### WHAT THE TASK REQUIRES
Wherever "chart" appears in a line, copy that line.

### SOURCE DATA
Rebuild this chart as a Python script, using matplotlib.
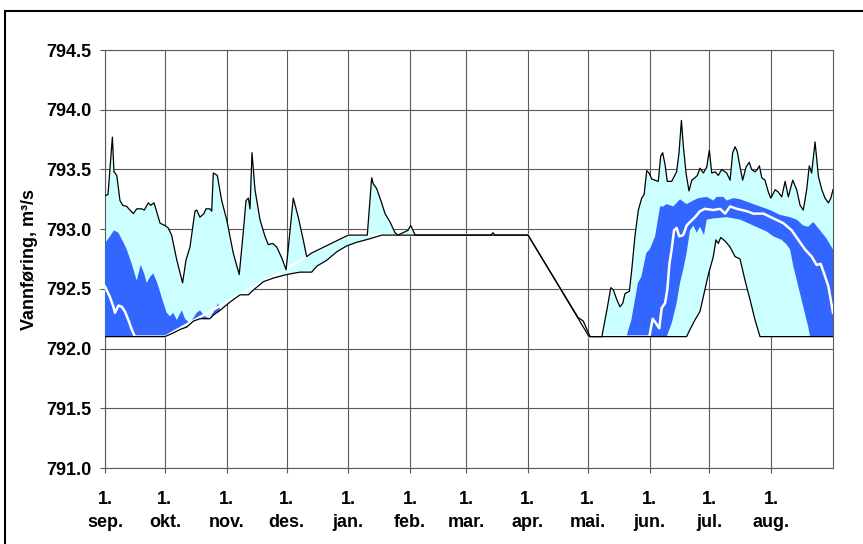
import matplotlib
matplotlib.use('Agg')
import matplotlib.pyplot as plt
from matplotlib.patches import Rectangle
import numpy as np

# Day 0 = 1. sep; values in m3/s
month_days = [0, 30, 61, 91, 122, 153, 181, 212, 242, 273, 303, 334]
month_names = ['sep.', 'okt.', 'nov.', 'des.', 'jan.', 'feb.', 'mar.', 'apr.',
               'mai.', 'jun.', 'jul.', 'aug.']

# Highest observed
max_day = [0, 1.5, 3.7, 4.5, 5.9, 7.5, 8.9, 10.9, 12.5, 14.2, 15.9, 18.4, 19.7, 21.7,
           22.9, 24.6, 26.2, 27.6, 30.1, 31.7, 33.4, 36.0, 38.9, 40.6, 42.6, 45.1,
           46.0, 47.6, 49.6, 50.6, 52.6, 53.5, 54.3, 56.3, 58.5, 61.0, 64.3, 67.3,
           69.3, 70.7, 71.9, 72.7, 73.7, 75.2, 77.7, 80.2, 81.9, 84.1, 86.1, 88.6,
           90.8, 92.8, 94.4, 96.9, 99.4, 101.1, 103.6, 122.0, 131.5, 133.7, 134.5,
           136.2, 138.7, 140.4, 142.9, 145.4, 146.9, 151.9, 153.3, 154.4, 155.5,
           193.5, 194.5, 195.5, 212.1, 237.2, 239.8, 243.2, 249.1, 251.6, 253.6,
           254.9, 256.6, 258.2, 259.6, 260.7, 262.9, 264.1, 265.7, 267.4, 269.1,
           270.3, 271.6, 272.8, 274.1, 275.8, 277.4, 278.6, 279.6, 280.8, 281.9,
           284.1, 286.6, 287.8, 289.0, 290.0, 291.3, 292.8, 294.2, 295.8, 297.0,
           298.3, 300.0, 301.7, 303.0, 304.2, 305.9, 307.5, 309.2, 311.7, 313.4,
           314.7, 315.9, 317.0, 318.4, 319.7, 321.4, 323.0, 324.2, 325.9, 327.1,
           328.1, 329.3, 330.9, 332.6, 333.8, 336.0, 337.6, 339.3, 341.0, 342.6,
           344.8, 346.8, 348.5, 350.1, 351.8, 353.1, 354.3, 356.0, 357.7, 359.4,
           361.0, 362.7, 363.9, 365.0]
max_val = [793.28, 793.29, 793.77, 793.48, 793.45, 793.24, 793.20, 793.19, 793.16,
           793.13, 793.17, 793.17, 793.16, 793.22, 793.20, 793.22, 793.13, 793.05,
           793.03, 793.01, 792.95, 792.74, 792.55, 792.74, 792.85, 793.15, 793.16,
           793.10, 793.13, 793.17, 793.17, 793.15, 793.47, 793.45, 793.24, 793.08,
           792.80, 792.62, 792.97, 793.24, 793.26, 793.17, 793.64, 793.33, 793.08,
           792.94, 792.87, 792.88, 792.85, 792.76, 792.66, 792.99, 793.26, 793.10,
           792.91, 792.77, 792.80, 792.95, 792.95, 793.43, 793.38, 793.34, 793.22,
           793.13, 793.06, 792.97, 792.95, 792.99, 793.03, 792.99, 792.95, 792.95,
           792.97, 792.95, 792.95, 792.26, 792.23, 792.10, 792.10, 792.32, 792.51,
           792.49, 792.41, 792.35, 792.38, 792.46, 792.48, 792.66, 792.94, 793.16,
           793.26, 793.29, 793.49, 793.47, 793.42, 793.41, 793.40, 793.61, 793.64,
           793.54, 793.40, 793.40, 793.48, 793.64, 793.91, 793.69, 793.47, 793.32,
           793.41, 793.43, 793.45, 793.51, 793.47, 793.52, 793.66, 793.47, 793.48,
           793.45, 793.50, 793.47, 793.41, 793.64, 793.69, 793.65, 793.52, 793.41,
           793.52, 793.56, 793.50, 793.48, 793.50, 793.53, 793.43, 793.41, 793.31,
           793.26, 793.33, 793.31, 793.27, 793.40, 793.27, 793.41, 793.33, 793.20,
           793.16, 793.33, 793.53, 793.47, 793.73, 793.44, 793.33, 793.26, 793.22,
           793.26, 793.33]

# Lowest observed
min_day = [0, 30.0, 34.2, 37.6, 41.0, 44.3, 47.6, 52.6, 54.3, 57.7, 62.7, 67.7, 71.9,
           74.4, 79.4, 84.4, 91.1, 97.8, 103.6, 106.2, 111.2, 116.2, 121.2, 126.2,
           132.9, 138.7, 212.1, 242.7, 291.6, 293.3, 295.8, 298.3, 302.5, 305.0,
           306.3, 307.5, 308.7, 310.9, 313.4, 315.9, 318.4, 320.9, 323.4, 325.9,
           328.4, 365.0]
min_val = [792.10, 792.10, 792.13, 792.16, 792.18, 792.23, 792.25, 792.25, 792.28,
           792.32, 792.39, 792.45, 792.45, 792.49, 792.56, 792.59, 792.62, 792.64,
           792.64, 792.69, 792.74, 792.81, 792.86, 792.89, 792.92, 792.95, 792.95,
           792.10, 792.10, 792.16, 792.24, 792.31, 792.62, 792.77, 792.91, 792.88,
           792.93, 792.90, 792.85, 792.77, 792.75, 792.57, 792.41, 792.24, 792.10,
           792.10]

# Median
med_day = [0, 2.5, 4.2, 5.0, 6.7, 8.4, 10.0, 11.7, 13.4, 15.0, 30.1, 91.1, 101.1,
           103.6, 122.0, 212.1, 242.7, 272.9, 274.6, 276.3, 277.9, 279.1, 280.8,
           281.9, 283.0, 284.1, 285.3, 286.6, 287.9, 289.9, 291.6, 293.3, 295.8,
           298.3, 300.8, 305.0, 308.4, 310.9, 313.4, 316.8, 321.8, 325.1, 330.1,
           335.1, 340.1, 344.3, 347.6, 351.0, 354.3, 356.8, 358.8, 360.5, 362.7,
           365.0]
med_val = [792.52, 792.43, 792.35, 792.30, 792.36, 792.35, 792.31, 792.24, 792.16,
           792.10, 792.10, 792.67, 792.77, 792.80, 792.95, 792.95, 792.10, 792.10,
           792.25, 792.21, 792.17, 792.34, 792.38, 792.49, 792.71, 792.83, 792.99,
           793.01, 792.94, 792.95, 793.03, 793.06, 793.10, 793.15, 793.17, 793.16,
           793.17, 793.13, 793.19, 793.17, 793.15, 793.13, 793.13, 793.09, 793.05,
           792.99, 792.91, 792.83, 792.77, 792.70, 792.71, 792.63, 792.52, 792.30]

# Central band, autumn part
band_aut_hi_day = [0, 2.5, 4.5, 6.7, 9.2, 10.9, 13.4, 15.9, 17.9, 19.6, 20.9, 22.6,
                   24.2, 26.2, 28.4, 30.9, 32.6, 34.2, 36.0, 38.5, 40.1, 42.6, 46.0,
                   47.6, 50.1, 52.6, 56.7, 57.7]
band_aut_hi_val = [792.88, 792.94, 792.99, 792.97, 792.89, 792.83, 792.71, 792.57,
                   792.70, 792.63, 792.55, 792.60, 792.63, 792.55, 792.43, 792.30,
                   792.27, 792.30, 792.24, 792.32, 792.25, 792.21, 792.30, 792.32,
                   792.27, 792.25, 792.38, 792.32]
band_aut_lo_day = [0, 30.0, 34.2, 37.6, 41.0, 44.3, 47.6, 52.6, 54.3, 57.7]
band_aut_lo_val = [792.10, 792.10, 792.13, 792.16, 792.18, 792.23, 792.25, 792.25,
                   792.28, 792.32]

# Central band, summer part
band_sum_hi_day = [261.4, 263.9, 267.2, 268.9, 271.4, 273.1, 275.8, 277.4, 278.3,
                   279.9, 281.6, 284.9, 288.3, 291.6, 295.0, 297.5, 301.7, 305.0,
                   306.7, 310.0, 311.7, 315.1, 318.4, 323.4, 328.4, 333.4, 338.4,
                   343.5, 346.8, 350.1, 352.6, 355.1, 358.5, 361.8, 365.0]
band_sum_hi_val = [792.10, 792.24, 792.55, 792.60, 792.80, 792.83, 792.94, 793.10,
                   793.19, 793.19, 793.21, 793.19, 793.25, 793.21, 793.24, 793.26,
                   793.27, 793.24, 793.27, 793.27, 793.24, 793.26, 793.25, 793.22,
                   793.19, 793.16, 793.12, 793.10, 793.08, 793.03, 793.02, 793.06,
                   792.99, 792.92, 792.83]
band_sum_lo_day = [261.4, 281.6, 284.1, 286.6, 288.3, 289.9, 291.6, 293.3, 295.0,
                   296.7, 298.3, 300.3, 301.7, 305.0, 311.7, 318.4, 325.1, 331.8,
                   335.1, 339.3, 341.8, 343.5, 345.1, 347.6, 350.1, 352.6, 353.5,
                   365.0]
band_sum_lo_val = [792.10, 792.10, 792.21, 792.38, 792.55, 792.66, 792.80, 792.99,
                   793.03, 792.97, 793.02, 792.95, 793.08, 793.09, 793.10, 793.08,
                   793.03, 792.98, 792.94, 792.91, 792.87, 792.83, 792.69, 792.52,
                   792.35, 792.18, 792.10, 792.10]

CYAN = '#CCFFFF'
BLUE = '#3366FF'
GRID = '#5a5a5a'

plt.rcParams['font.family'] = ['Liberation Sans', 'DejaVu Sans']

fig = plt.figure(figsize=(8.63, 5.44), dpi=100)
ax = fig.add_axes([105 / 863, 1 - 468 / 544, 728 / 863, 418 / 544])


def band(ax, hi_d, hi_v, lo_d, lo_v, color, z):
    xs = np.concatenate([hi_d, lo_d[::-1]])
    ys = np.concatenate([hi_v, lo_v[::-1]])
    ax.fill(xs, ys, color=color, lw=0, zorder=z)


band(ax, max_day, max_val, min_day, min_val, CYAN, 2)
band(ax, band_aut_hi_day, band_aut_hi_val, band_aut_lo_day, band_aut_lo_val, BLUE, 3)
band(ax, band_sum_hi_day, band_sum_hi_val, band_sum_lo_day, band_sum_lo_val, BLUE, 3)

ax.plot(med_day, med_val, color='white', lw=1.8, zorder=4)
ax.plot(max_day, max_val, color='black', lw=0.9, zorder=5)
ax.plot(min_day, min_val, color='black', lw=0.9, zorder=5)

ax.set_xlim(0, 365)
ax.set_ylim(791.0, 794.5)
yt = np.arange(791.0, 794.51, 0.5)
ax.set_yticks(yt)
ax.set_yticklabels([f'{v:.1f}' for v in yt], fontsize=13, fontweight='bold')
ax.set_xticks(month_days)
ax.set_xticklabels([f'1.\n{m}' for m in month_names], fontsize=13,
                   fontweight='bold', linespacing=1.45)
ax.tick_params(axis='both', color=GRID, width=0.8, length=3.8, direction='out')
ax.tick_params(axis='x', pad=13)
ax.tick_params(axis='y', pad=6)

ax.grid(True, color=GRID, lw=0.8, zorder=1)
ax.set_axisbelow(True)
for s in ax.spines.values():
    s.set_color(GRID)
    s.set_linewidth(0.8)

ax.set_ylabel('Vannføring, m³/s', fontsize=13, fontweight='bold', labelpad=6)

# outer frame around the chart area
fig.patches.append(Rectangle((5 / 863, -0.1), 1.2, 1.1 - 11 / 544,
                             transform=fig.transFigure, fill=False,
                             ec='black', lw=1.5))

fig.savefig('out.png', dpi=100, facecolor='white')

### THE ANSWER
Rebuild this chart as a Python script, using matplotlib.
# outer frame around the chart area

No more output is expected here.